La inflación en la Argentina se ha transformado en un fenómeno endémico por más de 70 años. Los planes aplicados para controlarla no pudieron sostenerse en el tiempo básicamente por la tendencia a emitir dinero para financiar el déficit fiscal, como fueron el Plan Austral, en la década del 80 y la dolarización, en la década del 90. Pero antes, en la década del 60 el ministro de Economía Adalbert Kierger Vasena, lanzó, en enero de 1967, un programa económico destinado a bajar la inflación y acelerar el crecimiento económico.
La novedad de este programa fue un “acuerdo de caballeros”, voluntario, firmado individualmente con cada una de las 100 empresas líderes (y no con la Unión Industrial Argentina, como era usual), por el cual los precios se modificarían si aumentaban sus costos, eliminando los aumentos “preventivos”. Por otro lado, se extendieron los convenios salariales vigentes de 2 a 3 meses a 18 meses y se dispusieron aumentos iniciales de salarios para luego ser congelados hasta diciembre de 1968. El programa incluyó una reducción de los impuestos al trabajo, modificación de las normas laborales y el aumento del crédito al sector privado. Otra ancla importante fue la “devaluación compensada” de 40%, con baja de aranceles a la importación y la aplicación de derechos de exportación de 25% al trigo y 18% a la carne, que fueron reducidos en 1968 y eliminados en 1969.
Inicialmente, el programa fue exitoso en el control de la inflación, en lograr crecimiento económico y en mejorar los ingresos de los asalariados y de las empresas.
Entre 1967 y 1969, se mantuvo el déficit fiscal en el 1% del PBI. El Índice de Precios al Consumidor bajó de 29.9% en 1966 a 6.7% en 1969. A pesar de que el nivel general de las tarifas públicas pasó de 89.3 en 1966 a 103.3 en 1969, el promedio de los salarios reales subió de 98.3 a 104.4 entre esas fechas. Las empresas también mejoraron su rentabilidad: según el balance de las 100 mayores empresas, el porcentaje de utilidades sobre ventas subió de 5.8% en 1966 a 6.7% en 1969. Lo más importante es que el PBI aumentó 2.6% en 1967; 4.3% en 1968 y 8.5% en 1969. En esos años, el consumo creció 2.5%, 3.9% y 6.0% y la Inversión Bruta Interna, 4.5%, 10.6% y 21.4%. Por sectores, la industria subió 1.5%, 6.5% y 10.8%, mientras que la construcción 12.9%, 18.1% y 19.1%, respectivamente. El agro, a pesar de la baja de 5.4% en 1968 por factores climáticos, mejoró 4.3% en 1967 y 5.5% en 1969. Durante todos estos años el saldo de la balanza comercial fue positivo.

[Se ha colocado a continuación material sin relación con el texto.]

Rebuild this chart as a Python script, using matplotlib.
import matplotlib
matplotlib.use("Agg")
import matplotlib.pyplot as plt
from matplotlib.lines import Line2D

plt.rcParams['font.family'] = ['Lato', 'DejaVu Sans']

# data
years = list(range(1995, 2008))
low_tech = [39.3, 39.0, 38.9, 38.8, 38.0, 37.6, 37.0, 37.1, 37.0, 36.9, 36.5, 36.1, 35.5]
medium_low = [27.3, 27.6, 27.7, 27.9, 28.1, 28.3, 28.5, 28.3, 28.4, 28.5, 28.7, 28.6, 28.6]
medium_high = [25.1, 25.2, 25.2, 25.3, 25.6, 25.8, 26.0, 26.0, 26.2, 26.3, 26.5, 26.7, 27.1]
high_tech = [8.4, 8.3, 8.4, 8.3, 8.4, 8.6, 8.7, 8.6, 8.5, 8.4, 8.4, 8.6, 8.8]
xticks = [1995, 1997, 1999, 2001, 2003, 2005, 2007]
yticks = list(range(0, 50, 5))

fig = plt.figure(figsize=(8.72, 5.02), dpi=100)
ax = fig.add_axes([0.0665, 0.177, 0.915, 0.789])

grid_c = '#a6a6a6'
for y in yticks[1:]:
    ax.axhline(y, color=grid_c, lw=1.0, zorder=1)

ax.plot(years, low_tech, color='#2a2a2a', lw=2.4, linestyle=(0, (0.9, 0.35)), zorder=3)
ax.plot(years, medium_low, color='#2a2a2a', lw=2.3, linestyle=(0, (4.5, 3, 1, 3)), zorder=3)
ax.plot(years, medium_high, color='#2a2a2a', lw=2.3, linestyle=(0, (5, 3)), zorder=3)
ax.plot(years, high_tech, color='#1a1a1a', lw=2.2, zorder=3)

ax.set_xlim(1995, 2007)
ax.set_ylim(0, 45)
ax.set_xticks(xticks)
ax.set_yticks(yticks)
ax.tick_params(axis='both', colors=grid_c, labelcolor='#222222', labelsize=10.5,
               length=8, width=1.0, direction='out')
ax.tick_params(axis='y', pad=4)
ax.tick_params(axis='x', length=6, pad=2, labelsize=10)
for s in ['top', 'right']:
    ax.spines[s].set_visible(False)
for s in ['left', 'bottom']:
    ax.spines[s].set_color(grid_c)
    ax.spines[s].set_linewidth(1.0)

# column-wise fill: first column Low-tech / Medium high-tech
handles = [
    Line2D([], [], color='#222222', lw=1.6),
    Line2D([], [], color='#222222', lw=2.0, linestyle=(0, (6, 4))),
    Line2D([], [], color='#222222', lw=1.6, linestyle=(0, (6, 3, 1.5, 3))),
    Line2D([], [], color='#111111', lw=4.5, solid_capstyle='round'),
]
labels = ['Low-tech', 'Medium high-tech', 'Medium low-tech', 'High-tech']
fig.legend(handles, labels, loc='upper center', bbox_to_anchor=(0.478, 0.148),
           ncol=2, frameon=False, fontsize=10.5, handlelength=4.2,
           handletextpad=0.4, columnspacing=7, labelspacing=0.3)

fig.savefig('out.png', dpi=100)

Lamentablemente, el ministro de Economía tuvo que renunciar en junio de 1969 y el programa fue modificándose y perdiendo eficacia.
La principal conclusión que puede sacarse de este experimento antiinflacionario es que cuando se fijan objetivos razonables y se aplican medidas que puedan ser aceptadas por las partes, se puede lograr una baja en las expectativas inflacionarias sin que ningún sector se perjudique, siempre y cuando se respeten las variables macroeconómicas.
Pero también se puede deducir que los acuerdos de precios y salarios solo sirven si se aplican en períodos cortos. En plazos mayores, deben funcionar los mercados, con las empresas buscando rentabilidad a través de mayores volúmenes de ventas y no por aumento de precios. Esto puede lograrse si se enfocan las ventas hacia la exportación. Un aumento de la productividad a través de mayor competencia permitiría que los trabajadores logren mejoras reales y no nominales en sus salarios.